Rockol Tracks: Why the UK music business is essential to the economy

Rockol Tracks: Why the UK music business is essential to the economy

The British music industry is among the most successful markets worldwide. It is also the world’s third biggest recorded-music sector after the US and Japan. And UK boy band One Direction are the IFPI’s 2013 Top Global Recording Artist.

It now aims to be the best at what most national markets should be good at – understanding the true financial value of the music sector to the national economy.

Rockol recently came across The Economic Contribution of the Core UK Music Industry, a December 2013 report published by UK Music, the umbrella organization for the country’s trade associations.

The full report, which can be read here, concluded that an industry traditionally treated as a frivolous fun activity and shunned by financial lenders like banks and investors contributed a significant £3.5 billion in 2012.

Surprisingly, the general business press does not seem to have highlighted the news that musicians, songwriters, composers and lyricists generated £1.6 billion for the country’s economy that year. Live music, including the business of promoters, festival organizers, talent agents, ticketing agents and venues, brought in £662 million, followed by recorded music (including labels and online digital services), which earned another £634 million.

They are followed by music publishing (£402 million), music representatives such as royalty-collection societies (£151 million), and revenues earned by music producers and recording studios (£80 million).

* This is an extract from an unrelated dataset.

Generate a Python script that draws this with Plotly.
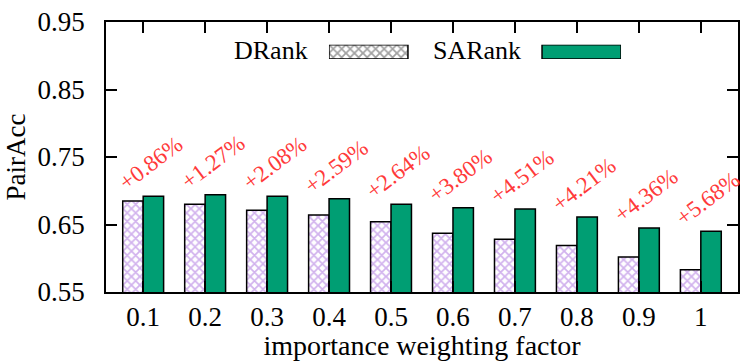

Furthermore, the report notes that 40% of the total, £1.4 billion, came from exports, which include the sale and use of UK-made music overseas.

Considering labels invested £163 million in A&R alone in 2011, it is amazing that it is only in recent years that British civil servants have understood the growing importance of music to the national GDP.

The report also emphasizes that music, which created more than 100,000 jobs in 2012, should trigger the British government to set up viable policies for the industry and its legacy.

The music business has been pleading with government departments to stop using traditional indices (which might work for manufacturing, agricultural, and financial sectors but not the creative sector) alone to calculate music’s value to the state’s economic welfare.

After several years of lobbying for a reassessment, driven by the need for copyright legislation to adapt to technological changes brought by digital media, UK Music and its members have taken the matter into their own hands.

“The industry has made considerable efforts to improve understanding of its economic contribution. We trust that these efforts will be recognized and reciprocated by government,” concludes the report.

The government has not been totally deaf. The UK-labels trade body BPI and government department UKTI (UK Trade & Investment) recently announced the first batch of recipients of the £3 million Music Export Growth Scheme.

As reported in Rockol.com last November, the scheme provides financial support for small to medium-sized independent labels seeking to expand internationally.

The first 14 indie artists to benefit from the initiative, which BPI hopes will continue the international success achieved by British performers from Adele to One Direction, include Afrikan Boy (pictured), the London-based grime artist who is on the Afro-Pop Live label.

Also on the list are Glaswegian rockers Holy Mountain, who are on Chemikal Underground Records; drum & bass duo Fred V & Grafix, signed to Hospital Records; Drenge (Infectious Music); Beth Jeans Houghton (Mute); and composer George Benjamin on Wyastone.

So why is such as scheme needed now when it seems British acts are doing very well overseas? “The barriers to entry are low. Yet, the barriers to success remain high. Whilst the Internet has facilitated the discovery of new talent – and in some cases caused a virtually unknown individual to rise to fame overnight - it often requires the investment of a record label to take an emerging artist to superstar heights,” a BPI spokesperson says. “Record labels invested more than £163 million in developing acts on an annual basis. Yet only one in ten artists goes on to have a commercially successful career.”

And what does the export scheme say about the government’s views on the music industry, she adds: “As one of the few net exporters of music in the world, the UK music industry represents a valuable sector for the economy and this fund will enable us to build on our extraordinary success to date. We have a fund of up to £2.5million to work with over the next two and a half years and our aim is to ensure that the success it delivers during this period is recognized by the Government in a bid to unlock future funding.”